▶ _WHAT YOU HAVE TO DO_
Print every entry word for word, but omit the pictures.
◆ ◆ ◆ ◆ ◆ ◆ ◆
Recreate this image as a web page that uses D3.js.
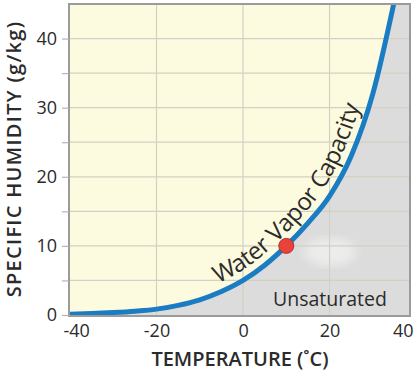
<!DOCTYPE html>
<html>
<head>
<meta charset="utf-8">
<script src="https://cdn.jsdelivr.net/npm/d3@7"></script>
<style>
  body { margin: 0; background: #fff; }
  text { font-family: "Open Sans", "Noto Sans", sans-serif; fill: #2b2b2b; }
</style>
</head>
<body>
<svg id="chart" width="417" height="376"></svg>
<script>
// saturation curve
const temps = [-40, -35, -30, -25, -20, -15, -10, -5, 0, 5, 10, 15, 20, 25, 30, 35];
const capacity = [0.1, 0.2, 0.35, 0.55, 0.85, 1.4, 2.2, 3.4, 5.0, 7.2, 10.0, 13.3, 17.2, 23.0, 32.0, 45.5];
const xTicks = [-40, -20, 0, 20, 40];
const yTicks = [0, 5, 10, 15, 20, 25, 30, 35, 40];
const xGrid = [-20, 0, 20];
const yGrid = [5, 10, 15, 20, 25, 30, 35, 40];
const marker = { t: 10, q: 10 };

const curveData = temps.map((t, i) => ({ t: t, q: capacity[i] }));

const svg = d3.select("#chart");

const x = d3.scaleLinear().domain([-40, 38.6]).range([70, 410]);
const y = d3.scaleLinear().domain([0, 45]).range([315, 4]);

const pLeft = 69, pRight = 410, pTop = 4, pBottom = 316;

svg.append("clipPath").attr("id", "plotClip")
    .append("rect")
    .attr("x", pLeft).attr("y", pTop)
    .attr("width", pRight - pLeft).attr("height", pBottom - pTop);

const plot = svg.append("g").attr("clip-path", "url(#plotClip)");

// unsaturated (grey) background, then the yellow region above the curve
plot.append("rect")
    .attr("x", pLeft).attr("y", pTop)
    .attr("width", pRight - pLeft).attr("height", pBottom - pTop)
    .attr("fill", "#dcdcdc");

const aboveArea = d3.area()
    .x(d => x(d.t))
    .y0(pTop)
    .y1(d => y(d.q))
    .curve(d3.curveMonotoneX);

plot.append("path")
    .datum([{ t: -40.5, q: capacity[0] }].concat(curveData))
    .attr("d", aboveArea)
    .attr("fill", "#fdfbdf");

// smudge left in the picture
const defs = svg.append("defs");
defs.append("filter").attr("id", "blur")
    .append("feGaussianBlur").attr("stdDeviation", 5);
plot.append("ellipse")
    .attr("cx", 330).attr("cy", 252).attr("rx", 26).attr("ry", 14)
    .attr("fill", "#ececec").attr("filter", "url(#blur)");

// grid
plot.selectAll(".hgrid").data(yGrid).enter().append("line")
    .attr("x1", pLeft).attr("x2", pRight)
    .attr("y1", d => y(d)).attr("y2", d => y(d))
    .attr("stroke", "#d2d0c2").attr("stroke-width", 1.2);

plot.selectAll(".vgrid").data(xGrid).enter().append("line")
    .attr("x1", d => x(d)).attr("x2", d => x(d))
    .attr("y1", pTop).attr("y2", pBottom)
    .attr("stroke", "#d2d0c2").attr("stroke-width", 1.2);

// capacity curve
const line = d3.line()
    .x(d => x(d.t))
    .y(d => y(d.q))
    .curve(d3.curveMonotoneX);

const curvePath = plot.append("path")
    .datum(curveData)
    .attr("id", "capCurve")
    .attr("d", line)
    .attr("fill", "none")
    .attr("stroke", "#1a7cc3")
    .attr("stroke-width", 5)
    .attr("stroke-linecap", "round");

// frame
svg.append("rect")
    .attr("x", pLeft).attr("y", pTop)
    .attr("width", pRight - pLeft).attr("height", pBottom - pTop)
    .attr("fill", "none")
    .attr("stroke", "#9b9b9b")
    .attr("stroke-width", 2);

// marker dot
svg.append("circle")
    .attr("cx", x(marker.t)).attr("cy", y(marker.q))
    .attr("r", 7.5)
    .attr("fill", "#e8433a")
    .attr("stroke", "#b3302a")
    .attr("stroke-width", 1);

// label along the curve
const node = curvePath.node();
const total = node.getTotalLength();
let lo = 0, hi = total;
for (let i = 0; i < 30; i++) {
    const mid = (lo + hi) / 2;
    if (node.getPointAtLength(mid).x < 222) lo = mid; else hi = mid;
}
svg.append("text")
    .attr("font-size", 24)
    .attr("dy", -9)
    .append("textPath")
    .attr("href", "#capCurve")
    .attr("startOffset", lo)
    .text("Water Vapor Capacity");

svg.append("text")
    .attr("x", 330).attr("y", 306)
    .attr("text-anchor", "middle")
    .attr("font-size", 19.5)
    .text("Unsaturated");

// y axis
const yAxis = d3.axisLeft(y)
    .tickValues(yTicks)
    .tickSize(7)
    .tickPadding(5)
    .tickFormat(d => d % 10 === 0 ? String(d) : "");

const gy = svg.append("g")
    .attr("transform", `translate(${pLeft},0)`)
    .call(yAxis);
gy.select(".domain").remove();
gy.selectAll(".tick line").attr("stroke", "#b5b5b5").attr("stroke-width", 1.2);
gy.selectAll(".tick text")
    .attr("font-size", 18)
    .attr("font-family", "'Open Sans', sans-serif")
    .attr("fill", "#2b2b2b");

// x axis
const xAxis = d3.axisBottom(x)
    .tickValues(xTicks)
    .tickSize(0)
    .tickPadding(8)
    .tickFormat(d => String(d));

const gx = svg.append("g")
    .attr("transform", `translate(0,${pBottom})`)
    .call(xAxis);
gx.select(".domain").remove();
gx.selectAll(".tick text")
    .attr("font-size", 18)
    .attr("font-family", "'Open Sans', sans-serif")
    .attr("fill", "#2b2b2b")
    .attr("text-anchor", d => d === -40 ? "start" : (d === 40 ? "end" : "middle"))
    .attr("dx", d => d === -40 ? -7 : (d === 40 ? -3 : 0));

// axis titles
svg.append("text")
    .attr("x", 240).attr("y", 366)
    .attr("text-anchor", "middle")
    .attr("font-size", 20)
    .attr("font-weight", 600)
    .text("TEMPERATURE (\u02DAC)");

svg.append("text")
    .attr("transform", "translate(21,159) rotate(-90)")
    .attr("text-anchor", "middle")
    .attr("font-size", 20)
    .attr("font-weight", 600)
    .attr("letter-spacing", 1.3)
    .text("SPECIFIC HUMIDITY (g/kg)");
</script>
</body>
</html>
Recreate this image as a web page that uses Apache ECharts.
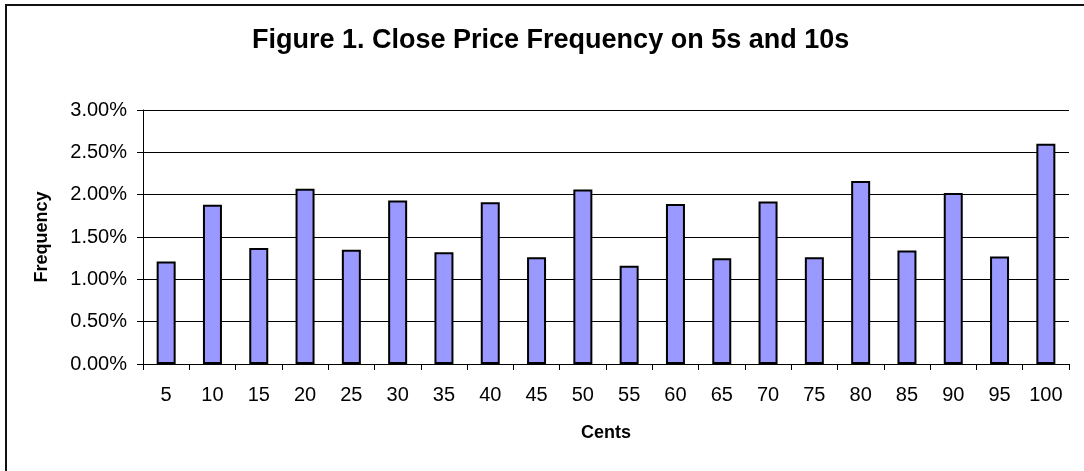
◆ ◆ ◆ ◆ ◆ ◆ ◆
▶ _FINISHED ANSWER_
Recreate this image as a web page that uses D3.js.
<!DOCTYPE html>
<html>
<head>
<meta charset="utf-8">
<script src="https://cdn.jsdelivr.net/npm/d3@7"></script>
<style>
  body { margin: 0; background: #fff; }
  text { font-family: "Open Sans", "Noto Sans", sans-serif; fill: #2b2b2b; }
</style>
</head>
<body>
<svg id="chart" width="417" height="376"></svg>
<script>
// saturation curve
const temps = [-40, -35, -30, -25, -20, -15, -10, -5, 0, 5, 10, 15, 20, 25, 30, 35];
const capacity = [0.1, 0.2, 0.35, 0.55, 0.85, 1.4, 2.2, 3.4, 5.0, 7.2, 10.0, 13.3, 17.2, 23.0, 32.0, 45.5];
const xTicks = [-40, -20, 0, 20, 40];
const yTicks = [0, 5, 10, 15, 20, 25, 30, 35, 40];
const xGrid = [-20, 0, 20];
const yGrid = [5, 10, 15, 20, 25, 30, 35, 40];
const marker = { t: 10, q: 10 };

const curveData = temps.map((t, i) => ({ t: t, q: capacity[i] }));

const svg = d3.select("#chart");

const x = d3.scaleLinear().domain([-40, 38.6]).range([70, 410]);
const y = d3.scaleLinear().domain([0, 45]).range([315, 4]);

const pLeft = 69, pRight = 410, pTop = 4, pBottom = 316;

svg.append("clipPath").attr("id", "plotClip")
    .append("rect")
    .attr("x", pLeft).attr("y", pTop)
    .attr("width", pRight - pLeft).attr("height", pBottom - pTop);

const plot = svg.append("g").attr("clip-path", "url(#plotClip)");

// unsaturated (grey) background, then the yellow region above the curve
plot.append("rect")
    .attr("x", pLeft).attr("y", pTop)
    .attr("width", pRight - pLeft).attr("height", pBottom - pTop)
    .attr("fill", "#dcdcdc");

const aboveArea = d3.area()
    .x(d => x(d.t))
    .y0(pTop)
    .y1(d => y(d.q))
    .curve(d3.curveMonotoneX);

plot.append("path")
    .datum([{ t: -40.5, q: capacity[0] }].concat(curveData))
    .attr("d", aboveArea)
    .attr("fill", "#fdfbdf");

// smudge left in the picture
const defs = svg.append("defs");
defs.append("filter").attr("id", "blur")
    .append("feGaussianBlur").attr("stdDeviation", 5);
plot.append("ellipse")
    .attr("cx", 330).attr("cy", 252).attr("rx", 26).attr("ry", 14)
    .attr("fill", "#ececec").attr("filter", "url(#blur)");

// grid
plot.selectAll(".hgrid").data(yGrid).enter().append("line")
    .attr("x1", pLeft).attr("x2", pRight)
    .attr("y1", d => y(d)).attr("y2", d => y(d))
    .attr("stroke", "#d2d0c2").attr("stroke-width", 1.2);

plot.selectAll(".vgrid").data(xGrid).enter().append("line")
    .attr("x1", d => x(d)).attr("x2", d => x(d))
    .attr("y1", pTop).attr("y2", pBottom)
    .attr("stroke", "#d2d0c2").attr("stroke-width", 1.2);

// capacity curve
const line = d3.line()
    .x(d => x(d.t))
    .y(d => y(d.q))
    .curve(d3.curveMonotoneX);

const curvePath = plot.append("path")
    .datum(curveData)
    .attr("id", "capCurve")
    .attr("d", line)
    .attr("fill", "none")
    .attr("stroke", "#1a7cc3")
    .attr("stroke-width", 5)
    .attr("stroke-linecap", "round");

// frame
svg.append("rect")
    .attr("x", pLeft).attr("y", pTop)
    .attr("width", pRight - pLeft).attr("height", pBottom - pTop)
    .attr("fill", "none")
    .attr("stroke", "#9b9b9b")
    .attr("stroke-width", 2);

// marker dot
svg.append("circle")
    .attr("cx", x(marker.t)).attr("cy", y(marker.q))
    .attr("r", 7.5)
    .attr("fill", "#e8433a")
    .attr("stroke", "#b3302a")
    .attr("stroke-width", 1);

// label along the curve
const node = curvePath.node();
const total = node.getTotalLength();
let lo = 0, hi = total;
for (let i = 0; i < 30; i++) {
    const mid = (lo + hi) / 2;
    if (node.getPointAtLength(mid).x < 222) lo = mid; else hi = mid;
}
svg.append("text")
    .attr("font-size", 24)
    .attr("dy", -9)
    .append("textPath")
    .attr("href", "#capCurve")
    .attr("startOffset", lo)
    .text("Water Vapor Capacity");

svg.append("text")
    .attr("x", 330).attr("y", 306)
    .attr("text-anchor", "middle")
    .attr("font-size", 19.5)
    .text("Unsaturated");

// y axis
const yAxis = d3.axisLeft(y)
    .tickValues(yTicks)
    .tickSize(7)
    .tickPadding(5)
    .tickFormat(d => d % 10 === 0 ? String(d) : "");

const gy = svg.append("g")
    .attr("transform", `translate(${pLeft},0)`)
    .call(yAxis);
gy.select(".domain").remove();
gy.selectAll(".tick line").attr("stroke", "#b5b5b5").attr("stroke-width", 1.2);
gy.selectAll(".tick text")
    .attr("font-size", 18)
    .attr("font-family", "'Open Sans', sans-serif")
    .attr("fill", "#2b2b2b");

// x axis
const xAxis = d3.axisBottom(x)
    .tickValues(xTicks)
    .tickSize(0)
    .tickPadding(8)
    .tickFormat(d => String(d));

const gx = svg.append("g")
    .attr("transform", `translate(0,${pBottom})`)
    .call(xAxis);
gx.select(".domain").remove();
gx.selectAll(".tick text")
    .attr("font-size", 18)
    .attr("font-family", "'Open Sans', sans-serif")
    .attr("fill", "#2b2b2b")
    .attr("text-anchor", d => d === -40 ? "start" : (d === 40 ? "end" : "middle"))
    .attr("dx", d => d === -40 ? -7 : (d === 40 ? -3 : 0));

// axis titles
svg.append("text")
    .attr("x", 240).attr("y", 366)
    .attr("text-anchor", "middle")
    .attr("font-size", 20)
    .attr("font-weight", 600)
    .text("TEMPERATURE (\u02DAC)");

svg.append("text")
    .attr("transform", "translate(21,159) rotate(-90)")
    .attr("text-anchor", "middle")
    .attr("font-size", 20)
    .attr("font-weight", 600)
    .attr("letter-spacing", 1.3)
    .text("SPECIFIC HUMIDITY (g/kg)");
</script>
</body>
</html>
Recreate this image as a web page that uses Apache ECharts.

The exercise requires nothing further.